F365’s early winner: Nigel Pearson after Watford rattle Reds

Date published: Saturday 14th December 2019 4:03

Watford had Liverpool squirming at Anfield. Nigel Pearson has plenty of time to correct their one glaring weakness...

Nigel Pearson may not have appeared the most inspirational appointment while Watford stare up at the rest of the Premier League but their performance in a barely-deserved defeat at Anfield suggests the former Leicester manager has already captivated the Hornets players.

In a game which appeared as close to a home banker as you might find, Watford were desperately unlucky not to take anything from their trip to Merseyside, where the Premier League’s bottom-placed side made the runaway leaders squirm more than perhaps any other visitor to Anfield so far this season. Prior to Mo Salah’s sublime second goal in the 90th minute, Liverpool were rattled.

It can only be the Pearson effect. You would expect some improvement in terms of effort and intensity in the first game of any reign but how much can the new manager bounce really affect a club like Watford who chop and change with such regularity?

There was more to the Hornets at Anfield than simply a renewed focus and intensity. There was that too, but more encouragingly, it was accompanied by a resilience at the back and in midfield, as well as a creativity which opened up the hosts too often for Jurgen Klopp’s liking. Pearson will take great heart from those positives – but he will also rue his side’s failure to take any of those opportunities.

These were not half-chances. Watford wasted glorious openings to go in front and equalise, and though Alisson Becker will reflect on a job well done to keep a clean sheet, he was only seriously tested twice. The Hornets’ best two chances were scuffed so badly, one of them finished closer to the Watford goal than Liverpool’s.

That was Ismaila Sarr when he had a golden chance to cancel out Salah’s opener three minutes previously. Gerard Deulofeu’s low cross was palmed out of his six-yard box by Alisson but only to Sarr, under no pressure, seven yards out with the Liverpool keeper grounded. His ungainly approach towards the ball hinted at the £30million record signing’s trepidation which was laid bare in front of the Kop by a mis-hit so bad that everyone inside Anfield and those watching at home who thought they might have done better was surely right.

Sarr wasn’t the only Hornet missing his cue. Abdoulaye Doucoure did the same shortly before when he went to apply a side-footed finish but made contact with something else entirely. The ball was eventually cleared for a corner to Watford – which led to Liverpool’s opening goal as Salah wrapped up a devastating counter-attck.

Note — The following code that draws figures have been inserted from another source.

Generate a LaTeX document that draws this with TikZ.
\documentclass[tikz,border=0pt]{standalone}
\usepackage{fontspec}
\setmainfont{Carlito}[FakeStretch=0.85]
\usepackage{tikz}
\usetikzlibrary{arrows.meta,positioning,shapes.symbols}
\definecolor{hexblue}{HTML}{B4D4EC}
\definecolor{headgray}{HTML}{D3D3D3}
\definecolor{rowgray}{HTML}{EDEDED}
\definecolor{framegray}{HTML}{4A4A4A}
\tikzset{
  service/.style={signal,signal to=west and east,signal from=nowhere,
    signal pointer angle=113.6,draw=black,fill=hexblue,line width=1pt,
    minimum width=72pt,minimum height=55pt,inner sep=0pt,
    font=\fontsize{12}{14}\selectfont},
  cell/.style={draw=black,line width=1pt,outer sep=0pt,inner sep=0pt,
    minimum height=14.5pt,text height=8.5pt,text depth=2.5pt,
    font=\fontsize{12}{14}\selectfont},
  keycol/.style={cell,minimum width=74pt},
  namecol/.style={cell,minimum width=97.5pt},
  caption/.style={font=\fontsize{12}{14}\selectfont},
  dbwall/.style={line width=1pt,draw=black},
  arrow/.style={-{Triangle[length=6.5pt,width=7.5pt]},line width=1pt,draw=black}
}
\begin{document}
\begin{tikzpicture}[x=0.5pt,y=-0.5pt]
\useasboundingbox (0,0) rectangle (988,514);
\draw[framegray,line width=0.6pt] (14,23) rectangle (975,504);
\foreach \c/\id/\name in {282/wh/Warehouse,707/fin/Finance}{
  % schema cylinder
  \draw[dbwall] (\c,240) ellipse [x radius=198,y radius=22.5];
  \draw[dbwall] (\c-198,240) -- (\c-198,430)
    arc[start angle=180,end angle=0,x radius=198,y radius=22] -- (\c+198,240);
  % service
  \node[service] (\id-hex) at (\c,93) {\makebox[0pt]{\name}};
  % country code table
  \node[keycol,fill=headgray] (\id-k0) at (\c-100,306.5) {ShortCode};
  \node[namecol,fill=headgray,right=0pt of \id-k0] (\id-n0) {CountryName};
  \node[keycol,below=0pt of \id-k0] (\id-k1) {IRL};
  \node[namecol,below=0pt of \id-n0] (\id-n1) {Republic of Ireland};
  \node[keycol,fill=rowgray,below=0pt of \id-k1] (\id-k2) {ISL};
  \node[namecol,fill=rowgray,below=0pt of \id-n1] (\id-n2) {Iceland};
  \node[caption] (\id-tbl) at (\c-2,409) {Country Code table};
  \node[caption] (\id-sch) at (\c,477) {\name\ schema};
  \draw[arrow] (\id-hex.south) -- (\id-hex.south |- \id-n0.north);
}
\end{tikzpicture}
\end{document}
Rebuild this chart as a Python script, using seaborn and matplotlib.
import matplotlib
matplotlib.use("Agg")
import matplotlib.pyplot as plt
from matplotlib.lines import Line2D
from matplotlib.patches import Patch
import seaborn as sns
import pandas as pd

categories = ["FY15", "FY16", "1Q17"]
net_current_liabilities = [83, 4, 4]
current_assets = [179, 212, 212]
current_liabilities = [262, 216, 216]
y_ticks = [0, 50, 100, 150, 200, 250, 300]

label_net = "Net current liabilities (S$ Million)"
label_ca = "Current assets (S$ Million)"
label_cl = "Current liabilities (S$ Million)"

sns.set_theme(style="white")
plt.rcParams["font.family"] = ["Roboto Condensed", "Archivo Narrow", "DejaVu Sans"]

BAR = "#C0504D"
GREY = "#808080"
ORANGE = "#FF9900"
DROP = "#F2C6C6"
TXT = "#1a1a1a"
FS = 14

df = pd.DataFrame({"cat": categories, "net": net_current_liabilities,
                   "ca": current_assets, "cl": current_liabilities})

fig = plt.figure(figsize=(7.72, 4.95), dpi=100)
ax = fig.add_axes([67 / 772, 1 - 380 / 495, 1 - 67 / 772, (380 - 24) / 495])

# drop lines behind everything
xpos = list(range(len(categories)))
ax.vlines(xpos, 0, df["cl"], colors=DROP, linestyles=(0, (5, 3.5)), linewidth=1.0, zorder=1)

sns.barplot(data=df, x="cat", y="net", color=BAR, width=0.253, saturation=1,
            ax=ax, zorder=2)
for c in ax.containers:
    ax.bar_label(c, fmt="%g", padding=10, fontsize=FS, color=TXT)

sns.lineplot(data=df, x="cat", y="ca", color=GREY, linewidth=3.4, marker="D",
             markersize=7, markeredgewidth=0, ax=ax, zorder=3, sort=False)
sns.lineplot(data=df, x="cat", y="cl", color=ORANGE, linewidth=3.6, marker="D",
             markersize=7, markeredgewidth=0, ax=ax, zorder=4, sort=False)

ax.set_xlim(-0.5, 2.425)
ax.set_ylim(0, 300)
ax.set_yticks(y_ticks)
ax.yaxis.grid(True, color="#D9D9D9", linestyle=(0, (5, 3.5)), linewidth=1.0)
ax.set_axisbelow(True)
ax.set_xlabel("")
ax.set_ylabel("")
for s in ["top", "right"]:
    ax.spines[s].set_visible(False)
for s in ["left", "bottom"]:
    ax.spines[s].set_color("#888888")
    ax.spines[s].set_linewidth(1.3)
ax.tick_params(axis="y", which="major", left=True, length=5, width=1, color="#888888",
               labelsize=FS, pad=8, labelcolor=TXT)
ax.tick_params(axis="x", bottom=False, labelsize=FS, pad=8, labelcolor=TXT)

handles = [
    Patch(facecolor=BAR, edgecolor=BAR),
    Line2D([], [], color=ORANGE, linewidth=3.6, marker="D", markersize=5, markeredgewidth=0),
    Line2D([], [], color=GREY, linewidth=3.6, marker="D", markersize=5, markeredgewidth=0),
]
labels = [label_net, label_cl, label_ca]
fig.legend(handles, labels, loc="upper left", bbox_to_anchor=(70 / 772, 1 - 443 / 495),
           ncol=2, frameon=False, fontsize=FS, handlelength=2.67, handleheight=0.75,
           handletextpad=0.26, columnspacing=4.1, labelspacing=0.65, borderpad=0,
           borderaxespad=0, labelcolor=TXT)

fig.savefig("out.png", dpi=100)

When Watford were set, they kept Liverpool out with relative ease. The hosts had to wait for 23 minutes to register a shot on goal – the longest it has taken them at Anfield in the Premier League for three years. Despite facing Klopp’s first choice front three with Xherdan Shaqiri coming from a little deeper, the Hornets’ back four shielded Ben Foster extremely well while restricting Liverpool to only one big chance, the fewest they’ve created in the league all season.

Watford have been leaky all season – though not as porous as their two closest relegation rivals – and Pearson will get to work on tightening up. But the new manager’s problems are most certainly at the other end.

The Hornets have yet to reach double figures this season having scored five fewer than Palace, the second-most impotent side, and half the number of fellow bottom-three dwellers Norwich and Southampton. Creating chances isn’t the problem – they rank 11th in the Premier League and are only three behind Arsenal – but converting them most certainly is. They have converted only 6.5 per cent of their shots so far this term.

It may be a confidence issue – with Sarr it certainly appeared so and Pearson has to get into the record signing’s head – but Deeney’s absence has not helped. January also offers Watford an opportunity to bring in goals from elsewhere.

The Hornets have been written off by many while they languish seven points off safety but with two games still to go before the halfway point of the season, Watford have plenty of time to haul themselves out of the mire. They must take the confidence harvested from this unlucky defeat into four fixtures between now and New Year’s Day, a period in which they play three home games against Man Utd, Aston Villa and Wolves with a Boxing Day trip to Sheffield United also on the agenda.

If Pearson can provoke Watford into sharpening their finishing touch, it might not require another great escape to keep the Hornets safe.